El trabajo tiene futuro

Más allá de nuestro problema del paro, provocado por la burbuja inmobiliaria y la recesión que siguió a su final, agravada por una combinación de políticas adoptadas a destiempo; más allá de la necesidad de ir creando una economía más productiva, capaz de elevar los salarios, de sobrellevar el peso creciente de las pensiones y el gasto también creciente de sanidad y educación; en un horizonte que se acerca más deprisa de lo que uno quisiera se presenta la incógnita del futuro del trabajo, incertidumbre que comparten, en distinto grado, todos los países del mundo.

¿Cuál es el futuro del trabajo? ¿Habrá trabajo para todos? Si lo hay, ¿qué clase de trabajo será? Mirando las economías avanzadas, esas preguntas surgen a la vista de lo que en Estados Unidos se llaman recuperaciones sin empleo (jobless recoveries): en las fases bajas del ciclo se destruye empleo, pero ahora, a diferencia de lo que ocurría antes, en los años buenos ese empleo se recupera sólo en parte. El crecimiento, que solía estar estrechamente asociado al empleo, parece haberse independizado de él. Desde 1950, la cantidad de empleo creada en cada década ha sido casi siempre inferior a la de la década precedente, hasta llegar a ser negativa en la última.

Y si pasamos de la cantidad a la calidad del empleo observamos que tanto la destrucción de empleo como el estancamiento de los salarios afectan sobre todo a los trabajos que requieren una cualificación media: los que exigen una alta cualificación están a salvo, aunque no tanto como antes, mientras que entre los de baja cualificación unos requieren presencia física (cuidadores o camareros) y se salvan de la globalización, y otros escapan a la robotización porque los robots que podrían sustituirlos son todavía demasiado costosos. Así se va vaciando el catálogo de empleos: entre el abuelo obrero y el nieto arquitecto hay menos huecos para un padre administrativo. El ascensor social puede haberse averiado. El mercado de trabajo se polariza.
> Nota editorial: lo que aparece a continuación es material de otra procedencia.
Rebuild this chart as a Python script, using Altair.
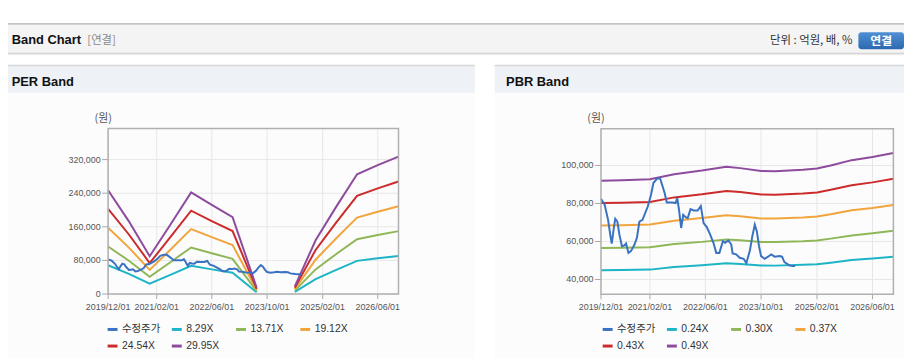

¿Qué efectos van a tener sobre el futuro del trabajo la construcción de un mercado único mundial y la revolución digital? Lo más prudente será admitir que no lo sabemos. Si bien es cierto que hay que evitar proyectar el presente hacia un futuro distante, tampoco vale mirar al pasado y tranquilizarnos observando que dos siglos después de los primeros telares mecánicos hay muchos más empleos que entonces, porque así se olvida el destino de generaciones de artesanos que pasaron a engrosar las filas del proletariado industrial. Existen visiones parciales, unas catastróficas e idílicas otras; todas con un germen de verdad, porque tanto el libre comercio como la tecnología encierran promesas y amenazas; ambos pueden estar al servicio del hombre o destruirlo. Una visión de conjunto no está disponible: el futuro tendrá sus leyes, pero no las conocemos. Y sin embargo, como el cambio es, en cada momento, obra nuestra, debe ser posible influir en él para tratar de prevenir sus efectos más nocivos.

Pero ¿cómo influir sobre lo desconocido? No pretendiendo seguir unas leyes inexorables, sino dotándonos de criterios que nos permitan evaluar los resultados probables de globalización y tecnología por el servicio que prestan al hombre, y procurando actuar de acuerdo con esos criterios.
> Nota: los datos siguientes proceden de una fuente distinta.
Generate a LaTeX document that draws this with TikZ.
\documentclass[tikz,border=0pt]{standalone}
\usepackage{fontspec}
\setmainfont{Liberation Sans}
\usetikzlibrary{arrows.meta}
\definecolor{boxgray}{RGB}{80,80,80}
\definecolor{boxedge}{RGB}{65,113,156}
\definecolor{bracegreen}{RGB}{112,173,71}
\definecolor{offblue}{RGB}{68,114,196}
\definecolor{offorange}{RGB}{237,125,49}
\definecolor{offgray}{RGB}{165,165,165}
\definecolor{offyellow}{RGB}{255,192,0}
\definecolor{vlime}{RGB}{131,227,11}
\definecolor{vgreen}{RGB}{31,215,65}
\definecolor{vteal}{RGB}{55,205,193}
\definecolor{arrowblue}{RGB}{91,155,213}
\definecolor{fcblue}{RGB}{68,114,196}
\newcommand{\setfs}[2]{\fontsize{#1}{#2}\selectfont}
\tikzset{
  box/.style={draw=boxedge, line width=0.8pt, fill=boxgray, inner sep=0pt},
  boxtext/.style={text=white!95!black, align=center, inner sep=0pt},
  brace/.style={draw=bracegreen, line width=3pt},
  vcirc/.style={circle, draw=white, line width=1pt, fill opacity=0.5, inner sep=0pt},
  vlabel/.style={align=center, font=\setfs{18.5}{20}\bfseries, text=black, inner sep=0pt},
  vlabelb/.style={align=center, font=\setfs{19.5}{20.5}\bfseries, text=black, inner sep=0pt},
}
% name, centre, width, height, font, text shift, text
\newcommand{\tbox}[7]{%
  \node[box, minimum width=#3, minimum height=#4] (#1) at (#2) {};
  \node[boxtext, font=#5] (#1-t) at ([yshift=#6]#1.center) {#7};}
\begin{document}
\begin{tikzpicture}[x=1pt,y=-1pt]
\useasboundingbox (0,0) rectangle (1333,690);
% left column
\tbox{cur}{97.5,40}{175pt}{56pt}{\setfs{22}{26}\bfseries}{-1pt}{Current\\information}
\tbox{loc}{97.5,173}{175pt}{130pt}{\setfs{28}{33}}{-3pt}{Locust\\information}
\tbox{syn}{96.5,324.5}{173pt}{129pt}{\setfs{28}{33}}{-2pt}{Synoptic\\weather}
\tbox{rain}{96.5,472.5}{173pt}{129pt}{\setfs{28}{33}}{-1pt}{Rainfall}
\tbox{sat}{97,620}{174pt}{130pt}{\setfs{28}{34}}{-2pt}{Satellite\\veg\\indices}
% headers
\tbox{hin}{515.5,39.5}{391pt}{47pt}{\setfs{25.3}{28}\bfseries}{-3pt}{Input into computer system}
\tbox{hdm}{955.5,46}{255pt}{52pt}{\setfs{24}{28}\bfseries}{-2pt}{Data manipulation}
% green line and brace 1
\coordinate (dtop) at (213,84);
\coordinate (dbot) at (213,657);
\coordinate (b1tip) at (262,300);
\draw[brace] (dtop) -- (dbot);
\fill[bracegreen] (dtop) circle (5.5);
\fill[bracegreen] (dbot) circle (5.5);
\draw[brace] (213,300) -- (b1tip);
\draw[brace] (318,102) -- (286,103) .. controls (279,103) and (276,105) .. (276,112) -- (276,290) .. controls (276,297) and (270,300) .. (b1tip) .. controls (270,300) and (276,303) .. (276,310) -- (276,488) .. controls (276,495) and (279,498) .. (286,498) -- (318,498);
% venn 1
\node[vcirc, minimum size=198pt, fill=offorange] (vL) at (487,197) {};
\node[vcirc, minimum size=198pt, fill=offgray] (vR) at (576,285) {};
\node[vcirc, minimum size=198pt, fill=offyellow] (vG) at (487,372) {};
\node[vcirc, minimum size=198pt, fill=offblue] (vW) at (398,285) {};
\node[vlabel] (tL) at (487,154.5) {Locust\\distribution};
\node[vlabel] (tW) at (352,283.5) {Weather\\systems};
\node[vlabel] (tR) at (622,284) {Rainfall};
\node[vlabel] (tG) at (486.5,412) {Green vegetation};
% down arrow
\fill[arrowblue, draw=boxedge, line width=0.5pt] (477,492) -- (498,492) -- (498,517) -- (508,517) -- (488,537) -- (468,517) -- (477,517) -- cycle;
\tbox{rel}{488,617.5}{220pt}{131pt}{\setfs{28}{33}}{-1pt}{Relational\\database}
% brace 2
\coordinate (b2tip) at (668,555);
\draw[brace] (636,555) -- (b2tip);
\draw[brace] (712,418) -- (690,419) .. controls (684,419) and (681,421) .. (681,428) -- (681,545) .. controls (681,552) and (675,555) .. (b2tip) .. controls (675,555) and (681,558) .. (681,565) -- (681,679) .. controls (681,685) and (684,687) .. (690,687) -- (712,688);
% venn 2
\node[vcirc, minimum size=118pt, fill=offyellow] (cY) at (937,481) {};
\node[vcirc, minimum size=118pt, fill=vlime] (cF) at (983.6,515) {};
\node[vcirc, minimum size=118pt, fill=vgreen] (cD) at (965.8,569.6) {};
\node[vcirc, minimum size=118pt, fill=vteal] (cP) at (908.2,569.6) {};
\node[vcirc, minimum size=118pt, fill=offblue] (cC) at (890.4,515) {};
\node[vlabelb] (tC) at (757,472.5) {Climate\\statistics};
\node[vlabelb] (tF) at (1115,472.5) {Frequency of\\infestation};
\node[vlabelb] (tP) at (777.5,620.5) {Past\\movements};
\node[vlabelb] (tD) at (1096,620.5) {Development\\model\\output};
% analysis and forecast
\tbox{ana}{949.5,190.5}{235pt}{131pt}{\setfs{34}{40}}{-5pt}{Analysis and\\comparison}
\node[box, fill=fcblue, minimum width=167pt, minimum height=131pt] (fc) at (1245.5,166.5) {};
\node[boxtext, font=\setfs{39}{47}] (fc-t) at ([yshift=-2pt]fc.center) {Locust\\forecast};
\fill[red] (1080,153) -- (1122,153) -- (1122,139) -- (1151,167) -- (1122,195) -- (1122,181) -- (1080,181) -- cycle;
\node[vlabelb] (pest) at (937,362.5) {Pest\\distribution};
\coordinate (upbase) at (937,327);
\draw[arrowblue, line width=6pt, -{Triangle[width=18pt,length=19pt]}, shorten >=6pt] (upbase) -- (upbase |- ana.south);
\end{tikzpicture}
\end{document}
El criterio del beneficio privado, disfrazado a menudo de búsqueda de la eficiencia, ha pesado demasiado en nuestra balanza: un proyecto se mide por su rentabilidad, próxima o remota, el éxito de una política económica por el crecimiento del PIB, olvidando que una y otro van, quizá cada vez más, en detrimento del trabajo. Partamos, por el contrario, del hecho irrefutable de ser el trabajo una necesidad vital del hombre como la comida o el vestido, y evaluaremos la calidad de una política pensando en el empleo que crea, promoveremos los desarrollos tecnológicos que ayuden al hombre en su trabajo en vez de privarle de él, y basaremos la división del trabajo no tanto en el aumento de la productividad como en la necesidad de dar trabajo a todo el mundo.
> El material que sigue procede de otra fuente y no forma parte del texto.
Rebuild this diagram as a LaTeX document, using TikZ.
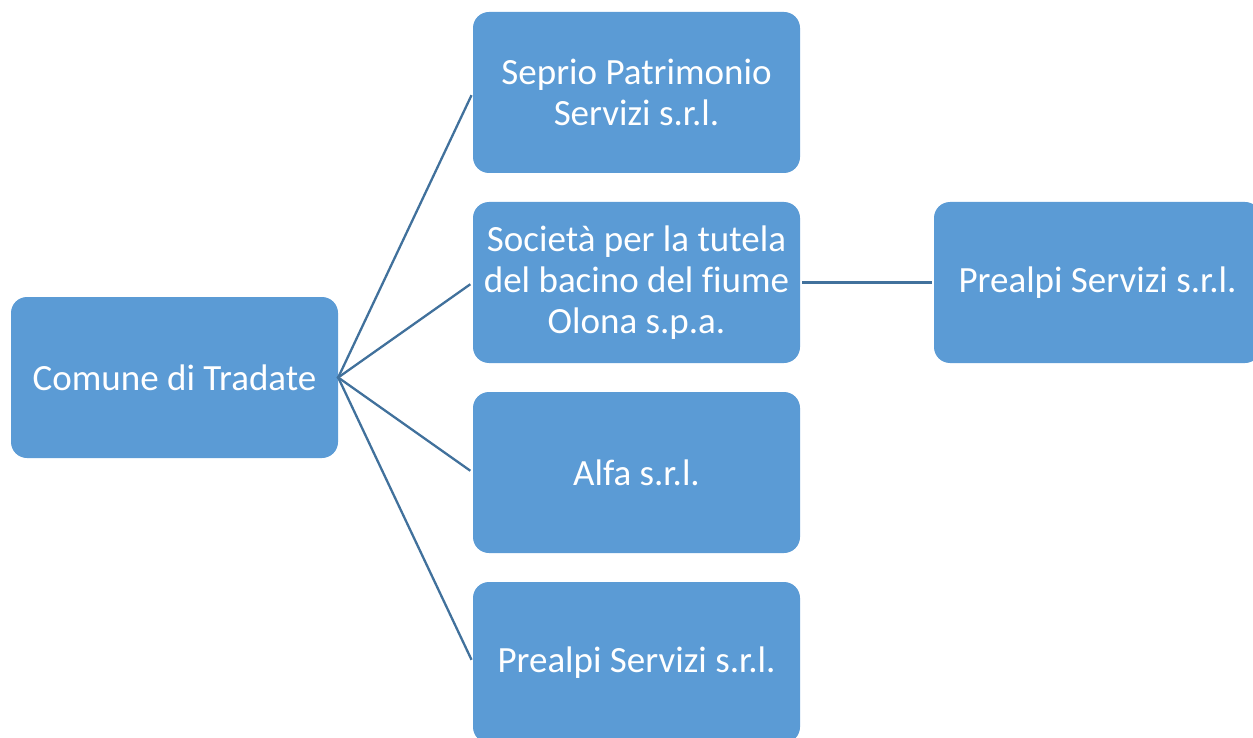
\documentclass[tikz,border=0pt]{standalone}
\usepackage{fontspec}
\setmainfont{Carlito}[Ligatures=NoCommon]
\definecolor{boxblue}{HTML}{5B9BD5}
\definecolor{linkblue}{HTML}{41719C}
\begin{document}
\begin{tikzpicture}[x=1pt,y=1pt,
  orgbox/.style={rectangle, rounded corners=16pt, fill=boxblue, draw=none,
    minimum width=327pt, minimum height=161pt, inner sep=0pt,
    text=white, align=center, font=\fontsize{37}{41}\selectfont},
  link/.style={draw=linkblue, line width=2.3pt}]
\useasboundingbox (0,0) rectangle (1253,-738);
\clip (0,0) rectangle (1253,-738);
\node[orgbox] (comune) at (174.5,-377.5) {Comune di Tradate};
\node[orgbox] (seprio) at (636.5,-92.5) {Seprio Patrimonio\\Servizi s.r.l.};
\node[orgbox] (societa) at (636.5,-282.5) {Società per la tutela\\del bacino del fiume\\Olona s.p.a.};
\node[orgbox] (alfa) at (636.5,-472.5) {Alfa s.r.l.};
\node[orgbox] (prealpiA) at (636.5,-662.5) {Prealpi Servizi s.r.l.};
\node[orgbox] (prealpiB) at (1097.5,-282.5) {Prealpi Servizi s.r.l.};
\draw[link, shorten <=-1pt, shorten >=3pt] (comune.east) -- (seprio.west);
\draw[link, shorten <=-1pt, shorten >=3pt] (comune.east) -- (societa.west);
\draw[link, shorten <=-1pt, shorten >=3pt] (comune.east) -- (alfa.west);
\draw[link, shorten <=-1pt, shorten >=3pt] (comune.east) -- (prealpiA.west);
\draw[link, shorten <=2pt, shorten >=2pt] (societa.east) -- (prealpiB.west);
\end{tikzpicture}
\end{document}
No se trata, naturalmente, de olvidar la rentabilidad, que hace posible la continuidad de los proyectos, ni de renunciar al equilibrio presupuestario, indispensable para la libertad de acción, sino de poner una y otro en el lugar que les corresponde. Esta consideración del trabajo como necesidad vital no es arbitraria, sino al contrario, acorde con la realidad; adoptar ese criterio como principio ético y actuar de acuerdo con él puede ayudarnos a afrontar un futuro desconocido convirtiendo tanto la globalización como el cambio tecnológico en progreso humano.

Alfredo Pastor, cátedra Iese-Banc Sabadell de Economías Emergentes.